On the other hand, since the odds of winning are 1 in 175 million, the chances of you winning AND reading our editorial are, well, astronomical.
According to a story from the Daily Beast the last time a jackpot got this high, you are more likely to be killed by a vending machine (1 in 112 million) than winning tonight's lottery. That's enough to kill two Americans every year. Other more likely events include dying in an airline-related terrorist attack, having identical quadruplets (what are your chances, fellows?), becoming president, being killed in an asteroid apocalypse, dying from an insect sting, dying from being left handed, becoming a movie star, dying in a plane crash and on and on.
In fact, you have a 1 in 6,700 chance of being killed in a car wreck, perhaps on your way to buy that ticket.
Lottery officials doubled the cost of the ticket to $2 at the first of the year and made other changes to raise bigger jackpots, which resulted in today's half-billion dollar prize.

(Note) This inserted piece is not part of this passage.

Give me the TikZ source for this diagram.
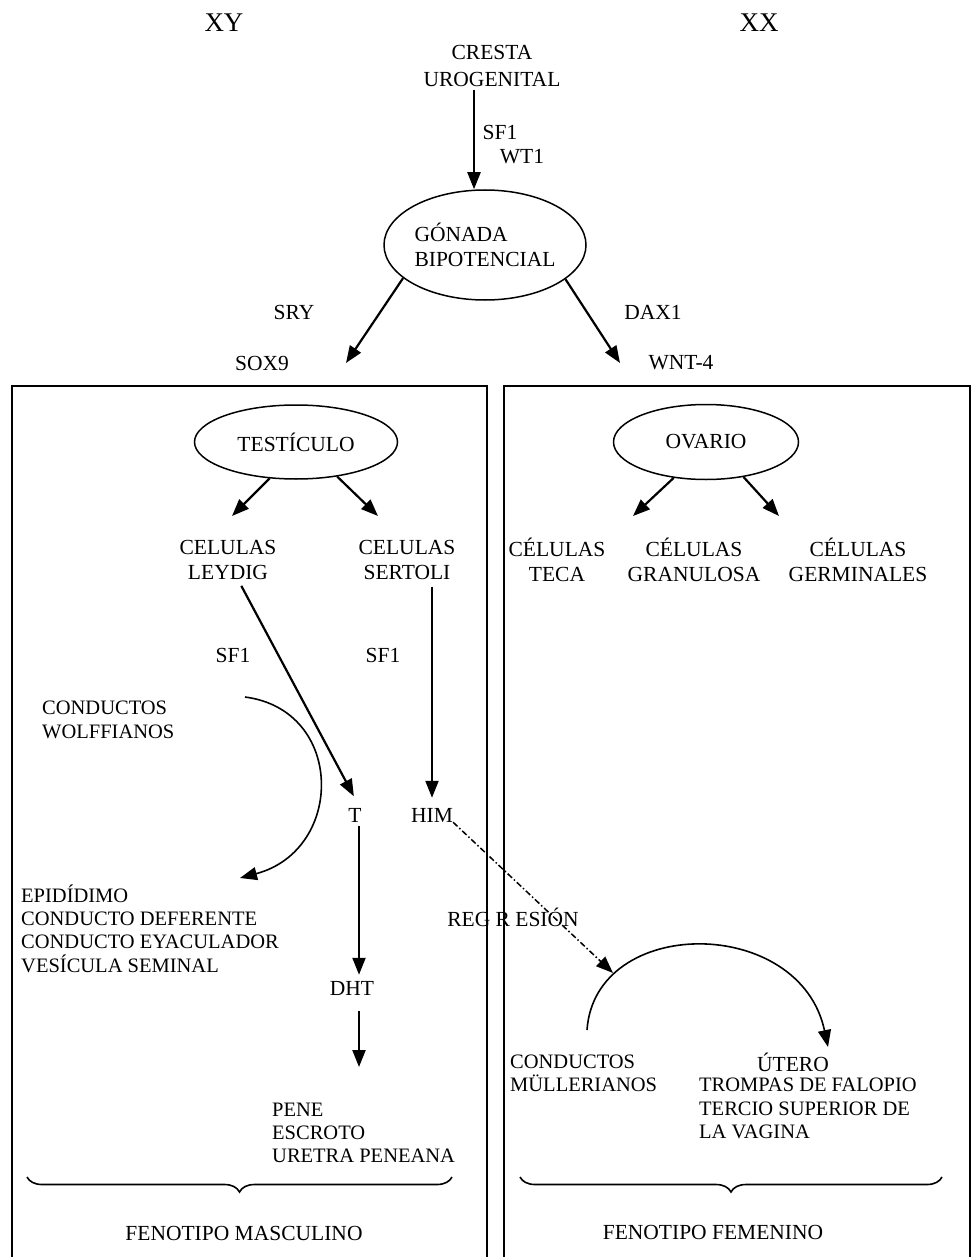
\documentclass[tikz,border=0pt]{standalone}
\usepackage{fontspec}
\setmainfont{Liberation Serif}
\usetikzlibrary{arrows.meta,shapes.geometric,decorations.pathreplacing,calc}

\tikzset{
  txt/.style={font=\fontsize{21.5}{24.5}\selectfont, inner sep=0pt, align=center},
  lst/.style={font=\fontsize{20.5}{23.3}\selectfont, inner sep=0pt, align=left},
  gono/.style={draw, ellipse, line width=1.5pt, inner sep=0pt, font=\fontsize{21.5}{25}\selectfont},
  arr/.style={line width=2.2pt, -{Triangle[length=17pt,width=13pt]}},
  curva/.style={line width=1.6pt, -{Triangle[length=17pt,width=13pt]}},
  caja/.style={line width=2pt},
  llave/.style={line width=1.6pt, decorate, decoration={brace, amplitude=15pt, mirror}},
}

\begin{document}
\begin{tikzpicture}[x=1pt, y=-1pt]
\useasboundingbox (0,0) rectangle (972,1257);

% parte comun
\node [txt, font=\fontsize{27}{30}\selectfont] (xy) at (224,23) {XY};
\node [txt, font=\fontsize{27}{30}\selectfont] (xx) at (759,23) {XX};
\node [txt, font=\fontsize{21.5}{27}\selectfont] (cresta) at (492,65.5) {CRESTA\\UROGENITAL};
\node [gono, minimum width=202pt, minimum height=110pt, align=left] (gonada) at (485,245) {GÓNADA\\BIPOTENCIAL};
\draw [arr, shorten <=4pt] ([xshift=-18pt]cresta.south) -- ([xshift=-11pt]gonada.north);
\node [txt] (sf1a) at (500,132) {SF1};
\node [txt] (wt1) at (522,157) {WT1};

\coordinate (soxtip) at (346,363);
\coordinate (wnttip) at (620,363);
\draw [arr] (gonada.202) -- (soxtip);
\draw [arr] (gonada.-23) -- (wnttip);
\node [txt] (sry) at (294,312) {SRY};
\node [txt] (dax) at (653,312) {DAX1};
\node [txt] (sox) at (262,363) {SOX9};
\node [txt] (wnt) at (681,363) {WNT-4};

% cajas
\draw [caja] (12,1257) -- (12,386) -- (487,386) -- (487,1257);
\draw [caja] (504,1257) -- (504,386) -- (970,386) -- (970,1257);

% lado masculino
\node [gono, minimum width=203pt, minimum height=74pt] (testiculo) at (296,442) {TESTÍCULO};
\coordinate (leytip) at (232,516);
\coordinate (sertip) at (378,516);
\draw [arr] (testiculo.234) -- (leytip);
\draw [arr] (testiculo.-40) -- (sertip);
\node [txt] (leydig) at (228,560) {CELULAS\\LEYDIG};
\node [txt] (sertoli) at (407,560) {CELULAS\\SERTOLI};
\node [txt] (sf1b) at (233,655) {SF1};
\node [txt] (sf1c) at (383,655) {SF1};
\node [txt] (tnode) at (355,815) {T};
\node [txt] (him) at (432,815) {HIM};
\draw [arr, shorten <=7pt, shorten >=13pt] ([xshift=10pt]leydig.south) -- ([xshift=5pt]tnode.north);
\draw [arr, shorten <=7pt, shorten >=10pt] (sertoli.south -| him.north) -- (him.north);

\node [lst, anchor=west] (wolff) at (42,720) {CONDUCTOS\\WOLFFIANOS};
\coordinate (wolffini) at (245,697);
\coordinate (wolffend) at (240,878);
\draw [curva] (wolffini) .. controls (345,710) and (345,850) .. (wolffend);
\node [lst, anchor=west] (epid) at (21,928.5) {EPIDÍDIMO\\CONDUCTO DEFERENTE\\CONDUCTO EYACULADOR\\VESÍCULA SEMINAL};

\node [txt] (dht) at (352,988) {DHT};
\coordinate (dhttip) at (359,1067);
\draw [arr, shorten <=4pt, shorten >=6pt] ([xshift=4pt]tnode.south) -- ([xshift=4pt]tnode.south |- dht.north);
\draw [arr, shorten <=16pt] (dhttip |- dht.south) -- (dhttip);
\node [lst, anchor=west] (pene) at (272,1133) {PENE\\ESCROTO\\URETRA PENEANA};

\draw [llave] (27,1177) -- (452,1177);
\node [txt] (fmasc) at (244,1233) {FENOTIPO MASCULINO};

% lado femenino
\node [gono, minimum width=185pt, minimum height=75pt] (ovario) at (706,442) {OVARIO};
\coordinate (tecatip) at (633,516);
\coordinate (grantip) at (779,516);
\draw [arr] (ovario.228) -- (tecatip);
\draw [arr] (ovario.-43) -- (grantip);
\node [txt] (teca) at (557,560) {CÉLULAS\\TECA};
\node [txt] (granulosa) at (694,560) {CÉLULAS\\GRANULOSA};
\node [txt] (germinal) at (858,560) {CÉLULAS\\GERMINALES};

\coordinate (regtip) at (613,973);
\draw [line width=1.5pt, dash pattern=on 6pt off 2.5pt on 1.5pt off 2.5pt, -{Triangle[length=17pt,width=13pt]}] (him.south east) -- (regtip);
\node [txt] (regresion) at (513,917) {REG R ESIÓN};

\coordinate (mullini) at (587,1030);
\coordinate (mullend) at (828,1047);
\draw [curva] (mullini) .. controls (595,915) and (800,915) .. (mullend);
\node [lst, anchor=west] (muller) at (510,1073.5) {CONDUCTOS\\MÜLLERIANOS};
\node [txt] (utero) at (793,1062) {ÚTERO};
\node [lst, anchor=west] (trompas) at (699,1108.5) {TROMPAS DE FALOPIO\\TERCIO SUPERIOR DE\\LA VAGINA};

\draw [llave] (520,1177) -- (942,1177);
\node [txt] (ffem) at (713,1232) {FENOTIPO FEMENINO};
\end{tikzpicture}
\end{document}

It's not entirely impossible to win; in fact, nine jackpots ranging from $2.5 million to $365 million have been won in Nebraska since the Nebraska Lottery began offering Powerball in July 1994. The previous record high was in February 2006, when eight coworkers at the ConAgra Foods ham and corned beef plant in Lincoln split that $365 million.

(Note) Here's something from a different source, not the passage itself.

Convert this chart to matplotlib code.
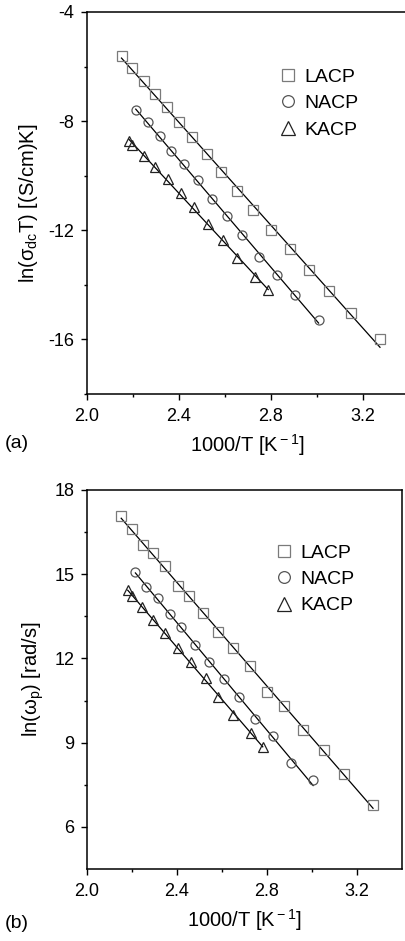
import matplotlib
matplotlib.use('Agg')
import matplotlib.pyplot as plt
import numpy as np

plt.rcParams['font.family'] = ['Liberation Sans', 'DejaVu Sans']
plt.rcParams['mathtext.fontset'] = 'custom'
plt.rcParams['mathtext.rm'] = 'Liberation Sans'
plt.rcParams['mathtext.it'] = 'Liberation Sans:italic'
plt.rcParams['axes.unicode_minus'] = False

# (a) ln(sigma_dc T)
x_la_a = [2.150, 2.197, 2.246, 2.295, 2.349, 2.402, 2.457, 2.520, 2.584, 2.653, 2.722, 2.801, 2.881, 2.964, 3.054, 3.147, 3.274]
y_la_a = [-5.63, -6.05, -6.52, -7.00, -7.49, -8.04, -8.59, -9.19, -9.86, -10.57, -11.26, -11.99, -12.69, -13.45, -14.21, -15.03, -15.97]
x_na_a = [2.212, 2.265, 2.316, 2.366, 2.421, 2.481, 2.543, 2.608, 2.676, 2.748, 2.827, 2.906, 3.007]
y_na_a = [-7.60, -8.04, -8.55, -9.10, -9.58, -10.17, -10.84, -11.47, -12.18, -12.99, -13.64, -14.39, -15.30]
x_ka_a = [2.182, 2.197, 2.246, 2.295, 2.351, 2.409, 2.466, 2.526, 2.592, 2.654, 2.729, 2.788]
y_ka_a = [-8.73, -8.88, -9.28, -9.68, -10.13, -10.62, -11.16, -11.78, -12.34, -13.03, -13.72, -14.18]

# (b) ln(omega_p)
x_la_b = [2.152, 2.199, 2.247, 2.295, 2.347, 2.404, 2.455, 2.516, 2.581, 2.650, 2.723, 2.800, 2.876, 2.961, 3.052, 3.144, 3.271]
y_la_b = [17.07, 16.60, 16.04, 15.75, 15.29, 14.58, 14.23, 13.63, 12.95, 12.36, 11.73, 10.82, 10.32, 9.45, 8.74, 7.87, 6.78]
x_na_b = [2.215, 2.264, 2.316, 2.367, 2.418, 2.481, 2.540, 2.608, 2.677, 2.745, 2.825, 2.906, 3.005]
y_na_b = [15.09, 14.56, 14.16, 13.57, 13.11, 12.48, 11.89, 11.26, 10.62, 9.83, 9.24, 8.29, 7.67]
x_ka_b = [2.181, 2.199, 2.244, 2.294, 2.345, 2.405, 2.462, 2.528, 2.581, 2.650, 2.730, 2.781]
y_ka_b = [14.44, 14.23, 13.84, 13.37, 12.90, 12.36, 11.89, 11.29, 10.62, 9.99, 9.36, 8.86]

names = ['LACP', 'NACP', 'KACP']
markers = ['s', 'o', '^']
colors = ['#7a7a7a', '#555555', '#222222']

fig = plt.figure(figsize=(4.06, 9.41), dpi=100)
ax1 = fig.add_axes([0.2143, 0.5813, 0.793, 0.406])
ax2 = fig.add_axes([0.2143, 0.0765, 0.776, 0.4028])

def draw(ax, sets, ylim, yticks, yminor, ylabel, leg_anchor):
    for (xs, ys), nm, mk, c in zip(sets, names, markers, colors):
        xs = np.array(xs); ys = np.array(ys)
        p = np.polyfit(xs, ys, 1)
        xx = np.array([xs.min(), xs.max()])
        ax.plot(xx, np.polyval(p, xx), color='black', lw=0.9, zorder=1)
        ax.plot(xs, ys, ls='none', marker=mk, ms=6.5 if mk != '^' else 7.5,
                mfc='none', mec=c, mew=0.9, label=nm, zorder=2)
    ax.set_xlim(2.0, 3.4)
    ax.set_ylim(*ylim)
    ax.set_xticks([2.0, 2.4, 2.8, 3.2])
    ax.set_xticks([2.2, 2.6, 3.0], minor=True)
    ax.set_xticklabels(['2.0', '2.4', '2.8', '3.2'])
    ax.set_yticks(yticks)
    ax.set_yticks(yminor, minor=True)
    ax.tick_params(which='major', direction='out', length=4, width=1.0,
                   labelsize=13, top=False, right=False)
    ax.tick_params(axis='x', which='major', pad=6)
    ax.tick_params(axis='y', which='major', pad=5)
    ax.tick_params(which='minor', direction='out', length=2.2, width=1.0,
                   top=False, right=False)
    for s in ax.spines.values():
        s.set_linewidth(1.1)
    ax.set_xlabel('1000/T [K$^{\\rm -1}$]', fontsize=14.5, labelpad=5)
    ax.set_ylabel(ylabel, fontsize=14.5, labelpad=6)
    ax.legend(loc='upper left', bbox_to_anchor=leg_anchor, frameon=False,
              fontsize=14, numpoints=1, markerscale=1.3, handlelength=0.8,
              handletextpad=0.45, labelspacing=0.45, borderaxespad=0)

draw(ax1, [(x_la_a, y_la_a), (x_na_a, y_na_a), (x_ka_a, y_ka_a)],
     (-18, -4), [-16, -12, -8, -4], [-18, -14, -10, -6],
     'ln(σ$_{\\rm dc}$T) [(S/cm)K]', (0.575, 0.873))
draw(ax2, [(x_la_b, y_la_b), (x_na_b, y_na_b), (x_ka_b, y_ka_b)],
     (4.5, 18), [6, 9, 12, 15, 18], [7.5, 10.5, 13.5, 16.5],
     'ln(ω$_{\\rm p}$) [rad/s]', (0.575, 0.878))

fig.text(0.012, 0.529, '(a)', fontsize=14, va='center')
fig.text(0.012, 0.019, '(b)', fontsize=14, va='center')

fig.savefig('out.png', dpi=100)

We've always been critical of the lottery system, suggesting that any government-sponsored activity is suspect that has to come with its own treatment system for addicts created by that activity. Too many of the players don't have enough money for food or shelter, let alone two bucks to waste on a 1-in-175 million long-shot.
Lotter proponents note, however, that more than $458 million has been raised for Nebraska Lottery's beneficiaries since the lottery began in 1993. All 93 counties have benefited from support from the Education Innovation, Nebraska Opportunity Grant, Nebraska Environmental Trust, Nebraska State Fair Support and Improvement and Compulsive Gamblers Assistance funds.
If you must take a chance, buy only a ticket or two -- buying more really doesn't increase your chances. If you find yourself in trouble because of gambling -- legal or illegal -- call the Gambling Help Line toll free at 800-GAMBLER.